Share price, principal value, and return will vary and you may have a gain or loss when you sell your shares.
The Real Estate Fund charges a 1%
redemption fee on shares held 90 days or less.
The performance information shown does not reflect the deduction of the redemption fee;
if it did, the performance would be lower.
An underweight position in health care properties was one of the largest contributors to our relative results for the period, and we continue to see industry-specific risks within this segment. Our positioning in data centers hampered results; we have maintained an underweight in this segment because of the threat of losses if these properties need to be repurposed. Our largest industry weighting is in the apartments segment, where strong demand has boosted rent increases. We also have a significant weighting in regional malls, where we own a portfolio of high-quality properties located in attractive real estate markets. The portfolio has a substantial allocation to office real estate investment trusts, a sector where our top holdings possess strong management teams and assets in central business districts with high barriers to entry.

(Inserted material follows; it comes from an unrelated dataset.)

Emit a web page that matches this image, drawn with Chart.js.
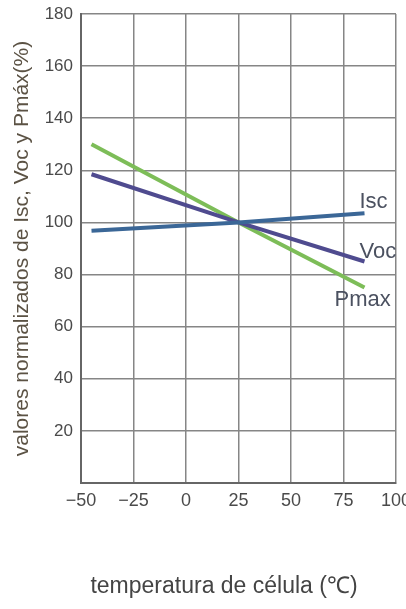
<!DOCTYPE html>
<html>
<head>
<meta charset="utf-8">
<script src="https://cdn.jsdelivr.net/npm/chart.js@4"></script>
<style>
  html, body { margin: 0; padding: 0; background: #fff; }
  #wrap { width: 406px; height: 609px; }
</style>
</head>
<body>
<div id="wrap"><canvas id="chart" width="406" height="609"></canvas></div>
<script>
// temperatura de célula (°C)
const temps = [-45, 25, 85];
// valores normalizados (%)
const iscValues = [96.8, 100, 103.5];
const vocValues = [118.5, 100, 85];
const pmaxValues = [130, 100, 75];
const seriesNames = ['Isc', 'Voc', 'Pmax'];
const xTicks = [-50, -25, 0, 25, 50, 75, 100];
const yTicks = [20, 40, 60, 80, 100, 120, 140, 160, 180];

const FONT = "'Liberation Sans', Arial, sans-serif";

const toPoints = (vals) => temps.map((t, i) => ({ x: t, y: vals[i] }));

// draws the axis titles and the names at the line ends
const labelsPlugin = {
  id: 'labels',
  afterDraw(chart) {
    const ctx = chart.ctx;
    const xs = chart.scales.x, ys = chart.scales.y;
    const area = chart.chartArea;
    ctx.save();

    // series names next to the last point
    const offsets = [[-5, -11], [-5, -10], [-30, 12]];
    ctx.font = '22px ' + FONT;
    ctx.fillStyle = '#4b5160';
    ctx.textBaseline = 'middle';
    ctx.textAlign = 'left';
    chart.data.datasets.forEach((ds, i) => {
      const last = ds.data[ds.data.length - 1];
      const px = xs.getPixelForValue(last.x) + offsets[i][0];
      const py = ys.getPixelForValue(last.y) + offsets[i][1];
      ctx.fillText(seriesNames[i], px, py);
    });

    // y title
    ctx.font = '21px ' + FONT;
    ctx.fillStyle = '#5b5244';
    ctx.translate(22, (area.top + area.bottom) / 2);
    ctx.rotate(-Math.PI / 2);
    ctx.textAlign = 'center';
    ctx.fillText('valores normalizados de Isc, Voc y Pmáx(%)', 0, 0);
    ctx.setTransform(1, 0, 0, 1, 0, 0);

    // x title
    ctx.font = '23px ' + FONT;
    ctx.fillStyle = '#444';
    ctx.textAlign = 'center';
    ctx.fillText('temperatura de célula (℃)', 224, 587);
    ctx.restore();
  }
};

new Chart(document.getElementById('chart'), {
  type: 'line',
  data: {
    datasets: [
      { label: seriesNames[0], data: toPoints(iscValues), borderColor: '#3b6797' },
      { label: seriesNames[1], data: toPoints(vocValues), borderColor: '#4f4b8f' },
      { label: seriesNames[2], data: toPoints(pmaxValues), borderColor: '#7dbd58' }
    ]
  },
  options: {
    responsive: false,
    animation: false,
    layout: { padding: { top: 14, right: 10, left: 0, bottom: 0 } },
    elements: {
      line: { borderWidth: 4, tension: 0, borderCapStyle: 'butt' },
      point: { radius: 0 }
    },
    plugins: {
      legend: { display: false },
      tooltip: { enabled: false }
    },
    scales: {
      x: {
        type: 'linear',
        min: -50,
        max: 100,
        afterBuildTicks: (s) => { s.ticks = xTicks.map(v => ({ value: v })); },
        afterFit: (s) => { s.height = 126; s.paddingLeft = 0; s.paddingRight = 0; },
        grid: { color: '#868686', lineWidth: 1.5, drawTicks: false },
        border: { color: '#666', width: 2 },
        ticks: {
          padding: 7,
          color: '#4a4a4a',
          font: { family: FONT, size: 18 },
          callback: (v) => String(v).replace('-', '−')
        }
      },
      y: {
        min: 0,
        max: 180,
        afterBuildTicks: (s) => { s.ticks = [0].concat(yTicks).map(v => ({ value: v })); },
        afterFit: (s) => { s.width = 81; s.paddingTop = 0; s.paddingBottom = 0; },
        grid: { color: '#868686', lineWidth: 1.5, drawTicks: false },
        border: { color: '#666', width: 2 },
        ticks: {
          padding: 8,
          color: '#4a4a4a',
          font: { family: FONT, size: 17 },
          callback: (v) => v === 0 ? '' : v
        }
      }
    }
  },
  plugins: [labelsPlugin]
});
</script>
</body>
</html>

While the market's short-term reactions to interest rate changes have increased volatility in real estate securities over the past few years, we continue to believe that focusing on individual company analysis is the best way to create solid long-term results. With that in mind, the fundamental conditions for an attractive environment for real estate remain intact. Improving economic activity is driving demand for the properties of real estate firms, and new construction supply still appears restrained. Improving economic fundamentals should help foster an environment for higher rents, cash flow, and dividend distributions, which should help temper concerns about rising rates.